Please, without the pictures, retype exactly the lines from the start of the material through the line that holds "(dep) at (1068,47)".
-------
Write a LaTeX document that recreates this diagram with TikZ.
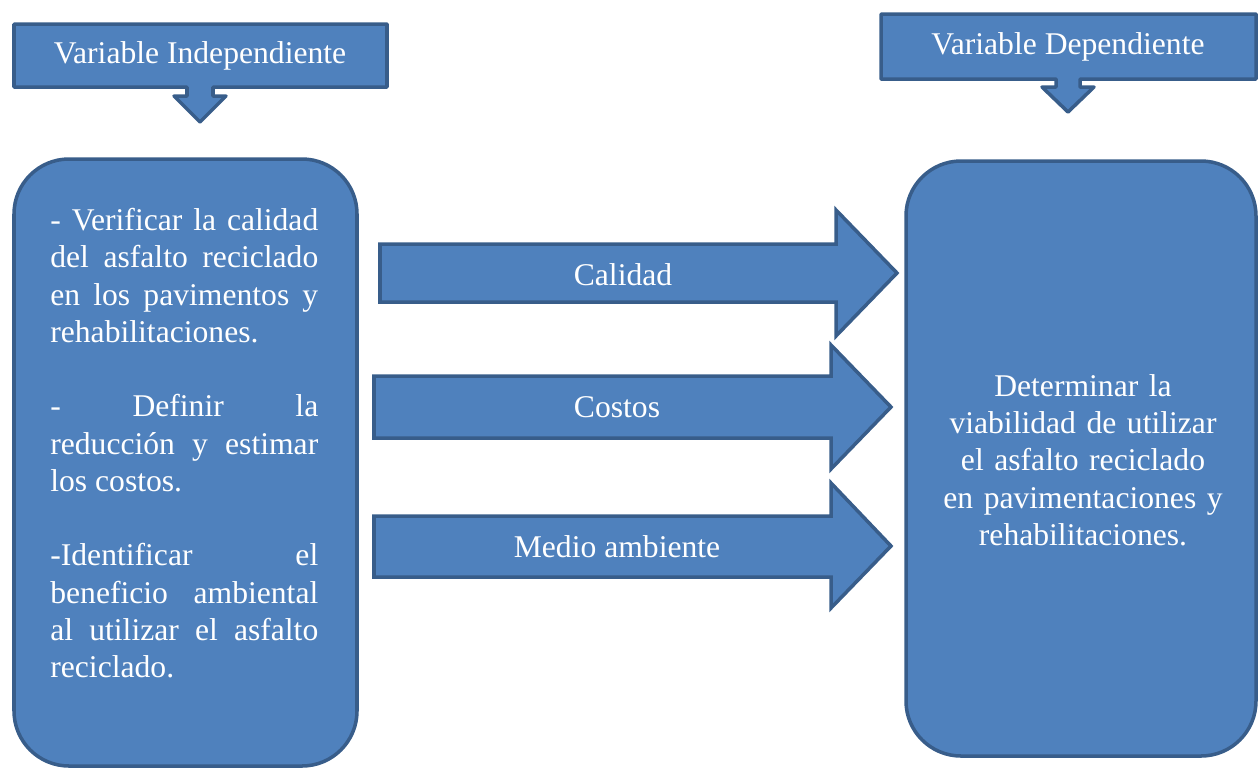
\documentclass[tikz,border=0pt]{standalone}
\usepackage{fontspec}
\setmainfont{Liberation Serif}
\setlength{\parindent}{0pt}
\definecolor{boxfill}{RGB}{79,129,189}
\definecolor{boxline}{RGB}{56,93,138}
\begin{document}
\begin{tikzpicture}[
    x=0.02cm, y=-0.02cm,
    blockfill/.style={draw=boxline, fill=boxfill, line width=2pt},
    bigbox/.style={blockfill, rounded corners=1.1cm},
    every node/.style={text=white, inner sep=0pt, font=\fontsize{18}{21.2}\selectfont}
]
\useasboundingbox (0,0) rectangle (1258,769);

% callouts on top
\draw[blockfill, line join=round] (14,24) -- (387,24) -- (387,87) -- (213,87) -- (213,96) -- (226,96)
    -- (200,122) -- (174,96) -- (187,96) -- (187,87) -- (14,87) -- cycle;
\node (indep) at (200,56) {Variable Independiente};
\draw[blockfill, line join=round] (881,14) -- (1256,14) -- (1256,79) -- (1080,79) -- (1080,87) -- (1094,87)
    -- (1068,112) -- (1042,87) -- (1056,87) -- (1056,79) -- (881,79) -- cycle;
\node (dep) at (1068,47) {Variable Dependiente};

% left box
\draw[bigbox] (14,159) rectangle (357,766);
\node[text width=5.36cm, align=justify, anchor=north west] (goals) at (50,208) {%
- Verificar la calidad\linebreak del asfalto reciclado\linebreak en los pavimentos y\linebreak rehabilitaciones.\par
\vspace{21.2pt}
- Definir la\linebreak reducción y estimar\linebreak los costos.\par
\vspace{21.2pt}
-Identificar el\linebreak beneficio ambiental\linebreak al utilizar el asfalto\linebreak reciclado.};

% right box
\draw[bigbox] (906,161) rectangle (1256,756);
\node[text width=6cm, align=center] (aim) at (1083,460) {Determinar la\\ viabilidad de utilizar\\
    el asfalto reciclado\\ en pavimentaciones y\\ rehabilitaciones.};

% block arrows
\draw[blockfill] (380,244) -- (836,244) -- (836,210) -- (897,273) -- (836,336) -- (836,302)
    -- (380,302) -- cycle;
\node (calidad) at (623,275) {Calidad};
\draw[blockfill] (374,376) -- (831,376) -- (831,345) -- (891,407) -- (831,469) -- (831,438)
    -- (374,438) -- cycle;
\node (costos) at (617,407) {Costos};
\draw[blockfill] (374,516) -- (831,516) -- (831,483) -- (891,546) -- (831,608) -- (831,577)
    -- (374,577) -- cycle;
\node (ambiente) at (617,547) {Medio ambiente};
\end{tikzpicture}
\end{document}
-------
> Answer
Write a LaTeX document that recreates this diagram with TikZ.
\documentclass[tikz,border=0pt]{standalone}
\usepackage{fontspec}
\setmainfont{Liberation Serif}
\setlength{\parindent}{0pt}
\definecolor{boxfill}{RGB}{79,129,189}
\definecolor{boxline}{RGB}{56,93,138}
\begin{document}
\begin{tikzpicture}[
    x=0.02cm, y=-0.02cm,
    blockfill/.style={draw=boxline, fill=boxfill, line width=2pt},
    bigbox/.style={blockfill, rounded corners=1.1cm},
    every node/.style={text=white, inner sep=0pt, font=\fontsize{18}{21.2}\selectfont}
]
\useasboundingbox (0,0) rectangle (1258,769);

% callouts on top
\draw[blockfill, line join=round] (14,24) -- (387,24) -- (387,87) -- (213,87) -- (213,96) -- (226,96)
    -- (200,122) -- (174,96) -- (187,96) -- (187,87) -- (14,87) -- cycle;
\node (indep) at (200,56) {Variable Independiente};
\draw[blockfill, line join=round] (881,14) -- (1256,14) -- (1256,79) -- (1080,79) -- (1080,87) -- (1094,87)
    -- (1068,112) -- (1042,87) -- (1056,87) -- (1056,79) -- (881,79) -- cycle;
\node (dep) at (1068,47) {Variable Dependiente};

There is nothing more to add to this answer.